Книга мечтательная, лирическая. Мыслей в ней, собственно говоря, мало: их приходится «выуживать», но те, которые выудить удается, находятся в резком противоречии с господствующим глубоко-городским учением. Читаешь, и еще раз убеждаешься, что страна остается страной, со своими многосложными стремлениями, противоречивыми порывами и чувствами, а власть остается властью: их не слить воедино даже в литературе, несмотря ни на какие старания.
ЖИЗНЬ И «ЖИЗНЬ»
Литературная полемика, особенно в наших здешних условиях, — дело, большей частью, пустое и никчемное. Удержать спор на принципиальной высоте трудно, — не по самой его природе, а по общечеловеческой слабости и склонности вносить в разномыслие личные пристрастия или антипатии.

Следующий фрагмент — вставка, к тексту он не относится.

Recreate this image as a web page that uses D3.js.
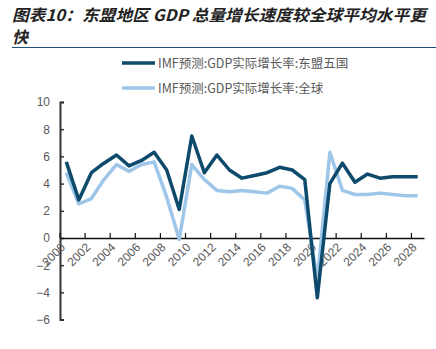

Не могу все-таки оставить без ответа последнюю статью В. Ходасевича в «Возрождении» — и жалею лишь о том, что он несколько раз меня в ней назвал. Это может придать спору тот личный характер, который и смешон. Постараюсь, по мере сил, этого избегнуть, хотя и не рассчитываю на полную удачу.

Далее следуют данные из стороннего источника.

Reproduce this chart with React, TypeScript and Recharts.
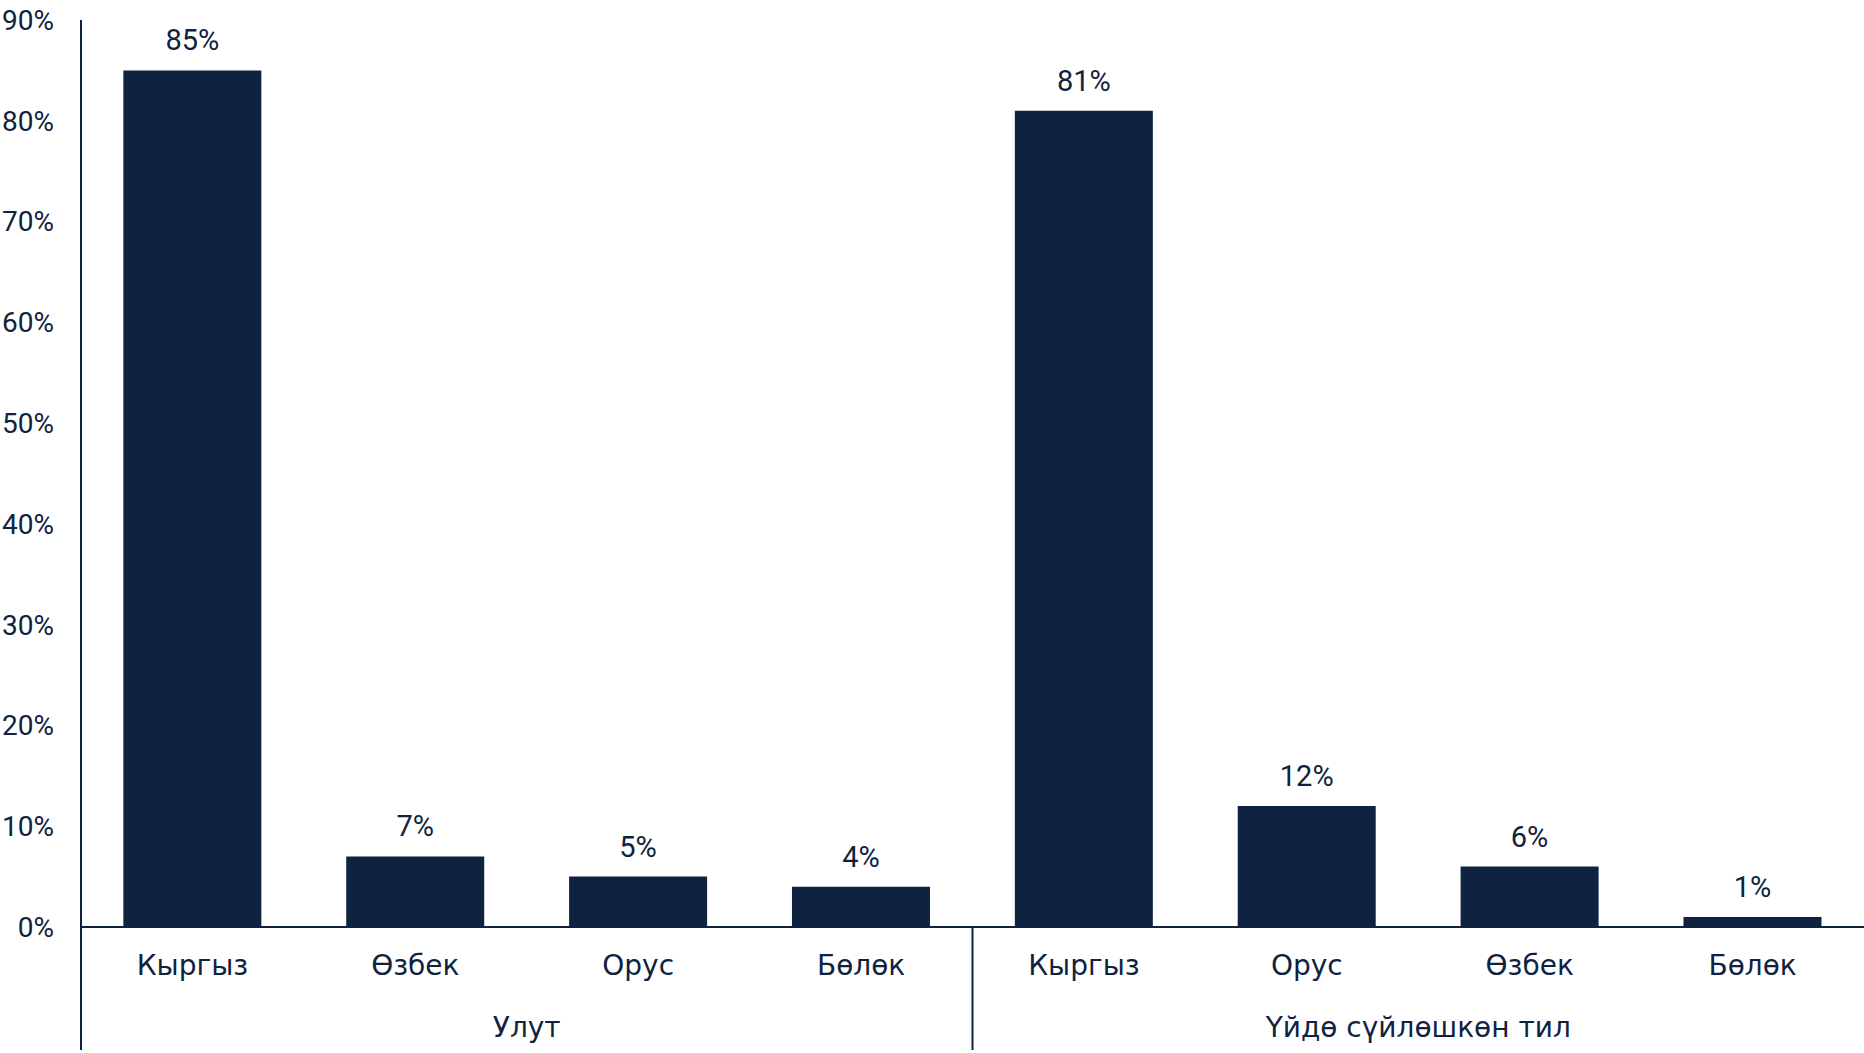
import { BarChart, Bar, XAxis, YAxis, LabelList } from "recharts"

const categories = ["Кыргыз", "Өзбек", "Орус", "Бөлөк", "Кыргыз", "Орус", "Өзбек", "Бөлөк"]
const values = [85, 7, 5, 4, 81, 12, 6, 1]
const groups = ["Улут", "Үйдө сүйлөшкөн тил"]
const groupSize = 4
const yTicks = [0, 10, 20, 30, 40, 50, 60, 70, 80, 90]

const W = 1864
const H = 1053
const AXIS_W = 81
const BAND = (W - AXIS_W) / categories.length
const NAVY = "#0f2340"
const FONT = "'DejaVu Sans', sans-serif"
const NUM_FONT = "Roboto, 'Noto Sans', sans-serif"

const data = categories.map((name, i) => ({ name, value: values[i] }))

function CategoryTick(props: any) {
  const { x, y, payload, index } = props
  const first = index % groupSize === 0
  const left = x - BAND / 2
  return (
    <g>
      <text x={x} y={y + 40} textAnchor="middle" fill={NAVY} fontSize={28} fontFamily={FONT}>
        {payload.value}
      </text>
      {first && (
        <>
          <line x1={left} y1={y - 8} x2={left} y2={H - 3} stroke={NAVY} strokeWidth={2} />
          <text x={left + BAND * groupSize / 2} y={y + 102} textAnchor="middle" fill={NAVY}
            fontSize={28} fontFamily={FONT}>
            {groups[index / groupSize]}
          </text>
        </>
      )}
    </g>
  )
}

export default function App() {
  return (
    <div style={{ position: "absolute", left: 0, top: 0, background: "#fff" }}>
      <BarChart width={W} height={H} data={data} barCategoryGap="19%"
        margin={{ top: 20, right: 0, bottom: 0, left: 0 }}>
        <XAxis dataKey="name" height={H - 927} tickLine={false}
          axisLine={{ stroke: NAVY, strokeWidth: 2 }} tick={<CategoryTick />} interval={0} />
        <YAxis width={AXIS_W} domain={[0, 90]} ticks={yTicks} tickFormatter={(v) => `${v}%`}
          tickLine={false} tickSize={0} axisLine={{ stroke: NAVY, strokeWidth: 2 }} tickMargin={27}
          tick={{ fill: NAVY, fontSize: 28, fontFamily: NUM_FONT }} />
        <Bar dataKey="value" fill={NAVY} isAnimationActive={false}>
          <LabelList dataKey="value" position="top" offset={20} formatter={(v: any) => `${v}%`}
            fill={NAVY} fontSize={29} fontFamily={NUM_FONT} />
        </Bar>
      </BarChart>
    </div>
  )
}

В. Ходасевич пишет о стихах и поэзии. Статья его посвящена разбору недавно вышедших сборников, но в обширном предисловии к этому разбору он высказывает соображения общие. Соображения эти проникнуты обличительным и учительным духом. Критик обрушивается на молодых эмигрантских поэтов, проживающих в Париже, в «столице», противопоставляя им «провинциалов»: первые, будто бы, незаконно на «столичность» претендуют. Настоящие провинциалы — именно они. Это они придают голым лирическим эмоциям (которые на их языке называются «человечностью») преимущество перед богатством самого стиха, это они одеты в какое-то единое словесное облачение (которое на языке Ходасевича называется «униформой»). Заключается же униформа в том, что «столичный поэт должен мучительно и на все лады перепевать свою усталость от жизни, свою в ней неустроенность, неприкаянность, и, как результат всего этого, — как бы душевный распад, развал, неумение и нежелание жить». Справедливо заметив, что никто никому не в праве «навязывать тему смерти, распада и изнеможения», и не менее справедливо указав, что «этот социальный заказ должен быть так же решительно отвергнут, как всякий другой», Ходасевич в картинном пассаже рисует современного молодого парижского поэта в виде лже-Прометея, прикованного не к скале, а, увы, лишь к столику монпарнасской кофейни. «Не коршун терзает его внутренности, а томит его скука. Он наказан не за похищение небесного огня, а именно за то, что никакого огня не похитил, а не похитил потому, что ленив и непредприимчив». Меня лично он упрекает в том, что я оказываю этому течению «опасную» поддержку, — высказывая, впрочем, тут же предположение, что делаю я это по своему неверию в будущее поэзии, очевидно, сам Ходасевич в ее будущее верит. Он дает советы, он предостерегает от опасности. Советы его в общих чертах таковы: «прибодритесь, подберитесь, не пишите о своей скуке, не чваньтесь ею, не пренебрегайте культурой стиха, постарайтесь быть Прометеями настоящими, будьте повнимательнее к вопросам стиля и композиции», — одним словом, целый ряд полезных и назидательных наставлений… Однако, читая их, я никак не мог отделаться от впечатления, что расточает эти советы не умный, исключительно искусный и внутренне обостренный поэт 30-х годов нашего века, а человек, свалившийся с луны. Притворяется ли Ходасевич столь блаженно-наивным? Не знаю, и делать какие-либо предположения на этот счет не хочу. Судить следует только о том, что написано, а не о том, что, быть может, умолчано и утаено.